When educators have had enough, we don’t just complain. We campaign.
This is the year of #RedforEd, a movement that teachers and other school professionals are driving for the support that students, educators, and public schools deserve. The strength of that movement from Arizona to West Virginia has compelled an unprecedented number of NEA members to run for elected office. In fact, more educators are running this year than have run in the past 20 years.
They’re especially motivated to run in states where politicians with the wrong priorities have starved public schools year after year and ignored what’s best for students. In Kentucky and Oklahoma, for instance, more than 100 teachers have filed to run for state office.
Educators are running not only to speak up for the resources their schools and students need—you know, like textbooks published in the current century. We are running to make our voices heard in the policy debates that affect our students and ensure our perspective is reflected on every issue.
We are opposing voucher programs that take funding away from students in public schools and shift it to the 10 percent who attend private schools.
We are advocating for smaller classes so that educators can give students the one-on-one attention that leads to understanding and sparks imagination.
And, we are calling for fewer standardized tests because they take valuable time away from teaching and learning, robbing students of the opportunity to grow and develop problem-solving skills.
The NEA is supporting these educators by helping them to learn the nuts and bolts of campaigning, including how to communicate with voters and organize field operations to get out the vote.
Arun Puracken, a social studies teacher, is a candidate for the Prince George’s County, Md. school board. His platform includes reducing school overcrowding, improving maintenance, and expanding restorative justice practices to decrease suspensions.
Krystin Delgardelle Shelley, a middle school teacher in Iowa who won a seat on the Des Moines School Board last year, participated in the training. “I’ve learned that, like most educators, I could do more than I thought I could handle,” she says.
In Kentucky, Denise Gray, a special education paraeducator in Lexington and former lawyer, is running for the state legislature. She says too many people are “making laws about education who have never set foot in the classroom.”

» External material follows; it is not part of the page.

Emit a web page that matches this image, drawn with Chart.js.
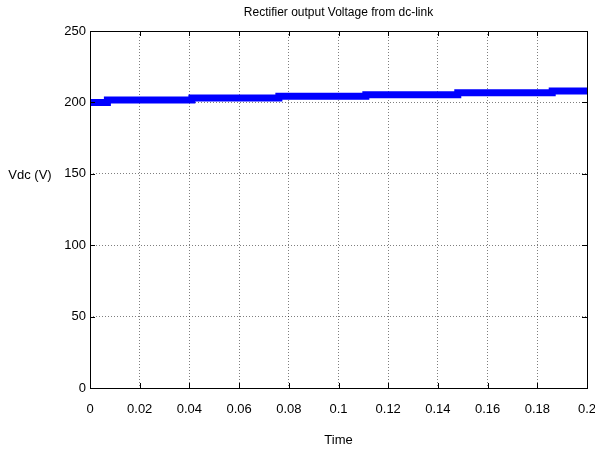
<!DOCTYPE html>
<html>
<head>
<meta charset="utf-8">
<script src="https://cdn.jsdelivr.net/npm/chart.js@4/dist/chart.umd.min.js"></script>
<style>
    html, body { margin: 0; padding: 0; background: #fff; }
    canvas { display: block; }
</style>
</head>
<body>
<canvas id="vdcChart" width="595" height="454"></canvas>
<script>
// Step times (s) and the dc-link voltage held from each one (V)
const stepTimes = [0, 0.007, 0.041, 0.076, 0.111, 0.148, 0.186, 0.2];
const stepVolts = [200, 201.6, 203, 204.3, 205.4, 206.7, 208, 208];

const xTicks = [0, 0.02, 0.04, 0.06, 0.08, 0.1, 0.12, 0.14, 0.16, 0.18, 0.2];
const yTicks = [0, 50, 100, 150, 200, 250];

const FONT = '"Liberation Sans Narrow", "Arial Narrow", "Liberation Sans", Arial, sans-serif';

// MATLAB-like frame, inward tick marks and a horizontal y label
const matlabAxes = {
    id: 'matlabAxes',
    afterDraw(chart) {
        const { ctx, chartArea: a, scales } = chart;
        ctx.save();
        ctx.strokeStyle = '#000';
        ctx.lineWidth = 1;
        ctx.beginPath();
        xTicks.forEach(v => {
            const x = Math.round(scales.x.getPixelForValue(v)) + 0.5;
            ctx.moveTo(x, a.bottom); ctx.lineTo(x, a.bottom - 5);
            ctx.moveTo(x, a.top); ctx.lineTo(x, a.top + 5);
        });
        yTicks.forEach(v => {
            const y = Math.round(scales.y.getPixelForValue(v)) + 0.5;
            ctx.moveTo(a.left, y); ctx.lineTo(a.left + 5, y);
            ctx.moveTo(a.right, y); ctx.lineTo(a.right - 5, y);
        });
        ctx.stroke();
        ctx.strokeRect(Math.round(a.left) + 0.5, Math.round(a.top) + 0.5,
            Math.round(a.right - a.left), Math.round(a.bottom - a.top));

        ctx.fillStyle = '#000';
        ctx.font = '13px ' + FONT;
        ctx.textAlign = 'center';
        ctx.textBaseline = 'middle';
        ctx.fillText('Vdc (V)', 30, scales.y.getPixelForValue(150) + 2);
        ctx.restore();
    }
};

new Chart(document.getElementById('vdcChart'), {
    type: 'line',
    data: {
        datasets: [{
            data: stepTimes.map((t, i) => ({ x: t, y: stepVolts[i] })),
            borderColor: '#0000ff',
            borderWidth: 7,
            pointRadius: 0,
            stepped: 'before',
            fill: false
        }]
    },
    options: {
        responsive: false,
        devicePixelRatio: 1,
        animation: false,
        layout: { padding: { left: 60, right: 8, top: 0, bottom: 0 } },
        plugins: {
            legend: { display: false },
            tooltip: { enabled: false },
            title: {
                display: true,
                fullSize: false,
                text: 'Rectifier output Voltage from dc-link',
                color: '#000',
                font: { family: FONT, size: 12, weight: 'normal' },
                padding: { top: 5.8, bottom: 10.8 }
            }
        },
        scales: {
            x: {
                type: 'linear',
                min: 0,
                max: 0.2,
                afterBuildTicks: axis => { axis.ticks = xTicks.map(v => ({ value: v })); },
                afterFit: axis => { axis.height = 66; axis.paddingLeft = 0; axis.paddingRight = 0; },
                ticks: {
                    color: '#000',
                    padding: 14,
                    maxRotation: 0,
                    font: { family: FONT, size: 13 },
                    callback: v => String(Number(v.toFixed(2)))
                },
                grid: { color: 'rgba(0,0,0,0.5)', drawTicks: false },
                border: { display: false, dash: [1, 2] },
                title: {
                    display: true,
                    text: 'Time',
                    color: '#000',
                    font: { family: FONT, size: 13 },
                    padding: { top: 2, bottom: 6 }
                }
            },
            y: {
                min: 0,
                max: 250,
                afterBuildTicks: axis => { axis.ticks = yTicks.map(v => ({ value: v })); },
                afterFit: axis => { axis.width = 30; },
                ticks: {
                    color: '#000',
                    padding: 4,
                    font: { family: FONT, size: 13 }
                },
                grid: { color: 'rgba(0,0,0,0.5)', drawTicks: false },
                border: { display: false, dash: [1, 2] }
            }
        }
    },
    plugins: [matlabAxes]
});
</script>
</body>
</html>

Back in 1998, that same frustration inspired me to run for the U.S. Congress. I was fed up with politicians who hadn’t seen the inside of a school in decades making decisions that affected Utah’s students and educators. I figured it was time that someone whose entire career had been devoted to students joined the fray.
Campaigning was tough. I was prepared for it because teachers are accustomed to burning the candle at both ends, running on empty, doing more with less—insert your favorite saying about taking on way too much. I wound up with 45 percent of the vote, and even though I didn’t win at the polls, we educators achieved a victory: I gave voice to our frustrations and aspirations, and together, we made education a top issue in the campaign.
That’s what the educators running for office right now are doing. Instead of cursing the darkness, they are lighting candle after candle, in state after state. By raising their voices and putting themselves on the line, they are inspiring other educators to do the same and living out their values in a way that makes all of us proud.